出力はフロントが2基合計で210kW(286ps)/最高回転数は3万rpmで、前輪には最大3500Nmの駆動力を与えることができる。リヤは2基合計で620kW(843ps)/最高回転数2万5500rpm。ローンチコントロール使用時は、後輪に最大8000Nmという信じがたい駆動力が発生する。


通常モードでは常時4WDで走行するが、前後左右の各輪に最適な駆動力配分が行なわれる。eモードの場合、高速走行などではフロント部は機械的に遮断され、後輪駆動で走行し、エネルギーロスを最小化することができる。
フロントはモーターと減速ギヤと一体化したユニットで、9kgと軽量。そしてSiCインバーターは最大300kWを発揮できる。社内で組み立てられるバッテリーパックのエネルギー密度は195kW/kgと世界最高水準に達し、もちろん、バッテリーパックの温度、性能を管理するための冷却システムも内蔵している。
モーターでの走行モードは、航続距離重視のレンジ、通常走行時のツアー、スポーツ走行向けのパワーという3モードを持ち、パワー、エネルギー制御、駆動力を最適にコントロールすることができる。なお加速性能は5段階のモータートルクが設定されており、ドライバーが右パドルで任意に選択できるようになっている。一方、左のパドルは回生ブレーキの強さを選択することができる。
電動化されたフェラーリは、あのエンジンの高周波サウンドを失うが、その代わりに高精度センサーがパワートレイン各部の機械的な振動を検知し、それを電気的に増幅させることでダイナミックな走行状況をドライバーにリアルタイムでフィードバックさせるようにしている。
この結果、ドライバーはリアルな没入感のあるサウンドを体感することができる。一般的な電子合成のエンジンサウンドではなく、フェラーリはリアルなサウンドを活用しているのが特長である。なお通常走行時は極めて静粛に走行し、急加速時やパドルを操作するとサウンドが発生するようにしている。
「エレットリカ」のシャシーはホイールベースを2960mmとし、ドライバーの着座位置はフロントアクスル寄りに前進しており、このため、ダイナミックなフィードバックがより体感でき、同時に十分なスペース、快適性を確保している。
ただし、このレイアウトでは前方衝突時のエネルギー吸収性能に課題があるため、「エレットリカ」は、フロントのタワー部でも衝突エネルギーを受け止め、同時にフロントのe-アクスルで衝突エネルギーを分散させる役割を備えている。

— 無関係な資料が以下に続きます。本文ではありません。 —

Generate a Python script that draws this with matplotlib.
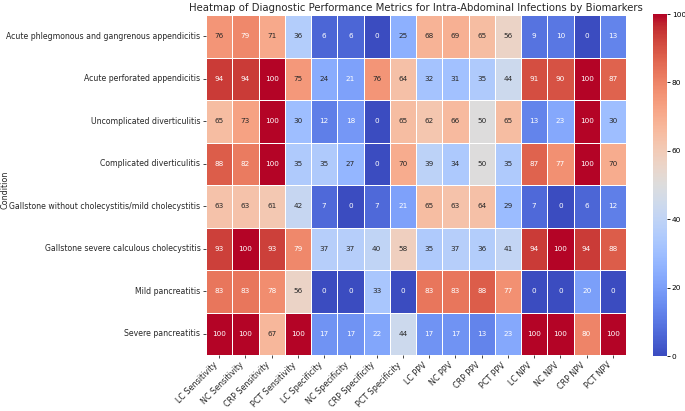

最高880V、容量122kWhのバッテリーパックはフロア下部に搭載され、これにより低重心化と重量軽減としている。なお、バッテリーパックとサイドシルの間には隙間が設けられ、衝突時のエネルギーはサイドシルが負担し、バッテリーが保護されるようになっている。
車両制御ユニットは1秒間に200回のデータ更新を繰り返し、サスペンション、駆動力、ステアリング舵角を予測制御することが可能だ。これにより卓越した俊敏性、安定性、そして意ののままのハンドリング性能が実現している。

そしてサスペンションには第3世代となる48V電源によるアクティブ・サスペンションを採用。これにより、乗り心地の向上はもちろん、ボディのロールやピッチコントロール、コーナリング時の4輪に最適な荷重配分を瞬時に行なうことで運動性能を大幅に高めることができるわけだ。
「エレットリカ」の動力性能は0-100km/h加速が2.5秒、最高速度は310km/h。最高出力はブーストモードでは1000psに達する。また、航続距離は約530kmとなっている。
新型「エレットリカ」は2026年初頭には、エクステリアやインテリアの一部が公開され、春頃にワールドプレミアが行なわれる予定になっている。